Where grindhouse grit meets unrelenting mind games, Ti West redefines horror’s past to haunt our present.
Ti West has carved a niche in contemporary horror by masterfully blending the raw aesthetics of retro slashers with the insidious creep of psychological terror. His films pulse with nostalgia for exploitation cinema while probing the darkest corners of the human psyche, creating experiences that feel both comfortingly familiar and disturbingly fresh. From satanic babysitters to ambitious starlets slashing their way to infamy, West’s oeuvre invites viewers to confront fears rooted in ambition, isolation, and the grotesque underbelly of American dreams.
- West’s command of retro slasher tropes elevates them through meticulous production design and visceral kills, as seen in the X trilogy.
- His psychological horror thrives on slow-burn tension and character-driven dread, turning everyday settings into nightmares in films like The House of the Devil and The Innkeepers.
- A pervasive exploration of fame, cults, and repressed desires cements West’s status as a modern master, influencing a new wave of genre filmmakers.
Grindhouse Resurrection: The X Trilogy’s Bloody Homage
The X trilogy—encompassing X (2022), Pearl (2022), and MaXXXine (2024)—stands as Ti West’s most audacious plunge into retro slasher territory, a love letter to 1970s and 1980s exploitation flicks that drips with arterial spray and subversive wit. In X, a group of aspiring pornographers rents a remote Texas farm from an elderly couple, only to face a night of gory retribution from the unhinged Pearl and her husband Howard. West channels the primal savagery of Tobe Hooper’s The Texas Chain Saw Massacre through wide-angle lenses and sun-bleached 16mm stock, evoking the discomfort of drive-in double features. The film’s alligator-infested pond and creaking farmhouse become extensions of the killers’ decaying flesh, symbolising the rot beneath pursuits of pleasure and profit.
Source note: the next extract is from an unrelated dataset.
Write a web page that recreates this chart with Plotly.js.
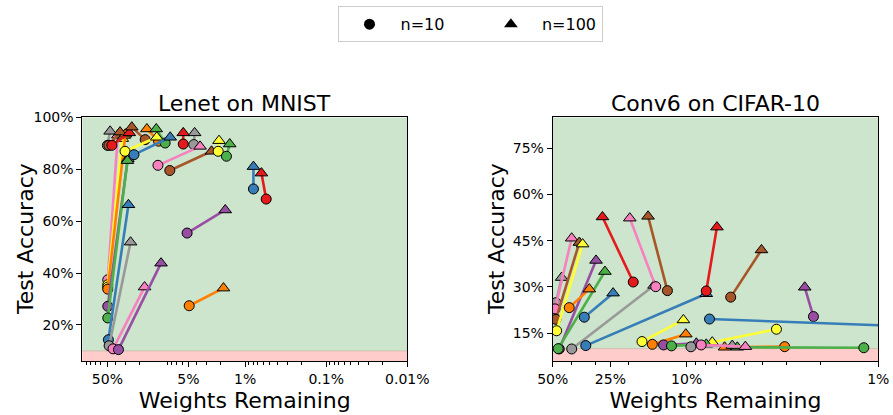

Pearl’s prequel origin story flips the script, transforming Mia Goth’s titular farm girl into a preening monster driven by stardom’s siren call during World War I. Her descent unfolds against vibrant Technicolor backdrops, mimicking the lurid musicals of the era while her axe-wielding rampages nod to Psycho‘s maternal madness. West’s decision to shoot Pearl concurrently with X allowed seamless visual continuity, heightening the trilogy’s interconnected dread. By MaXXXine, set in 1980s Hollywood amid the Night Stalker panic, Maxine Minx claws her way to fame, evading a slasher who targets adult film stars. The film’s neon-soaked streets and practical effects—gushing wounds achieved through pneumatics and corn syrup blood—pay homage to John Carpenter’s urban terrors, yet West infuses it with meta-commentary on the porn-to-mainstream pipeline.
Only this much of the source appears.